Si l’on m’objecte que les écrivains sacrés ont des priviléges particuliers, sunt superis sua jura, il faudra répondre que non-seulement les auteurs païens les plus graves, mais aussi les anciens pères de l’église ont écrit avec cette même liberté. Tite Live, quand il raconte si majestueusement et si gravement la proscription des Bacchanales [10], nous découvre des horreurs qui salissent et qui font frémir l’imagination. Sénèque, le plus grave et le plus rigide philosophe de l’ancienne Rome, a décrit avec la dernière naïveté les impuretés les plus infâmes [11]. Il les a condamnées avec toute la sévérité d’un censeur, mais en même temps il les a dépeinte toutes nues, ou peu s’en faut.
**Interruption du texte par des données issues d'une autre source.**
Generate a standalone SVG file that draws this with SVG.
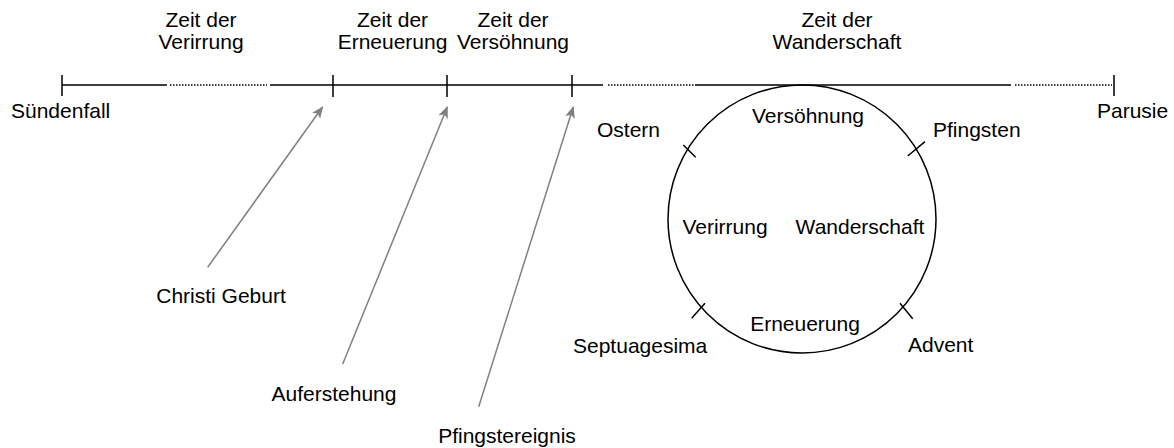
<svg xmlns="http://www.w3.org/2000/svg" width="1174" height="448" viewBox="0 0 1174 448">
<style>
text{font-family:"Liberation Sans",Arial,Helvetica,sans-serif;font-size:21px;fill:#000}
.m{text-anchor:middle}
.tl{stroke:#000;stroke-width:1.5;fill:none}
.dot{stroke:#000;stroke-width:1.5;stroke-dasharray:1.5 1.5;fill:none}
.arr{stroke:#808080;stroke-width:1.5;fill:none;marker-end:url(#ah)}
</style>
<defs>
<marker id="ah" viewBox="0 0 12 10" refX="11" refY="5" markerWidth="12" markerHeight="10" markerUnits="userSpaceOnUse" orient="auto">
<path d="M0,0 L12,5 L0,10 L3,5 Z" fill="#808080"/>
</marker>
</defs>
<g id="headers">
<text class="m" x="201" y="26.5">Zeit der</text>
<text class="m" x="201" y="48.5">Verirrung</text>
<text class="m" x="392.5" y="26.5">Zeit der</text>
<text class="m" x="392.5" y="48.5">Erneuerung</text>
<text class="m" x="513" y="26.5">Zeit der</text>
<text class="m" x="513" y="48.5">Versöhnung</text>
<text class="m" x="837" y="26.5">Zeit der</text>
<text class="m" x="837" y="48.5">Wanderschaft</text>
</g>
<g id="timeline">
<path class="tl" d="M62,85 H167 M270,85 H603 M696,85 H1011"/>
<path class="dot" d="M170,85 H267 M608,85 H696 M1015,85 H1112"/>
<path class="tl" d="M62,75 V96 M333,75 V97 M447,75 V97 M572,75 V97 M1114,75 V96"/>
</g>
<g id="suendenfall"><text x="11" y="118">Sündenfall</text></g>
<g id="parusie"><text x="1097" y="118">Parusie</text></g>
<g id="cycle">
<circle cx="802" cy="219" r="134" class="tl"/>
<path class="tl" d="M683.3,145 L695.7,157.3 M907.7,156 L925,141.7 M691.7,318.3 L705,303.3 M900,303.3 L912.7,318.7"/>
<text class="m" x="808" y="123">Versöhnung</text>
<text class="m" x="725" y="234">Verirrung</text>
<text class="m" x="860" y="234">Wanderschaft</text>
<text class="m" x="805" y="331">Erneuerung</text>
</g>
<g id="ostern"><text x="597" y="137">Ostern</text></g>
<g id="pfingsten"><text x="933" y="137">Pfingsten</text></g>
<g id="septuagesima"><text x="573" y="353">Septuagesima</text></g>
<g id="advent"><text x="908" y="352">Advent</text></g>
<g id="christi-geburt"><text class="m" x="221" y="303">Christi Geburt</text></g>
<g id="auferstehung"><text class="m" x="334" y="401">Auferstehung</text></g>
<g id="pfingstereignis"><text class="m" x="507" y="443">Pfingstereignis</text></g>
<g id="connectors">
<path class="arr" d="M207.7,267.3 L322.5,107"/>
<path class="arr" d="M342.7,364 L447.3,107"/>
<path class="arr" d="M478.7,406.7 L573.3,107"/>
</g>
</svg>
Les pères

  1. On appellera ainsi, pour abréger, ceux qui se moquent de la prétendue délicatesse des puristes.
  2. Voyez ci-dessus, tom. XIII, pag. 273, la citation (18) de l’article Sforce (Catherine.)
  3. Genèse, chap. XIX.
  4. Là même, chap. XXXIV.
  5. Là même, chap. XXXVIII.
  6. Là même. Je ne puis dire en français l’action que Moïse raconte.
  7. Là même, chap. XLIX, vers. IV.
  8. Au chap. XIX.
  9. Au chap. I.
  10. Titus Livius, lib. XXXIX, pag. m. 749 et seq. ; et notez qu’Antoine de la Faye dans sa traduction française de Tite-Live, n’a point affaibli l’original.
  11. Voyez l’Hexaméron rustique, journée II, pag. m. 45 et suiv.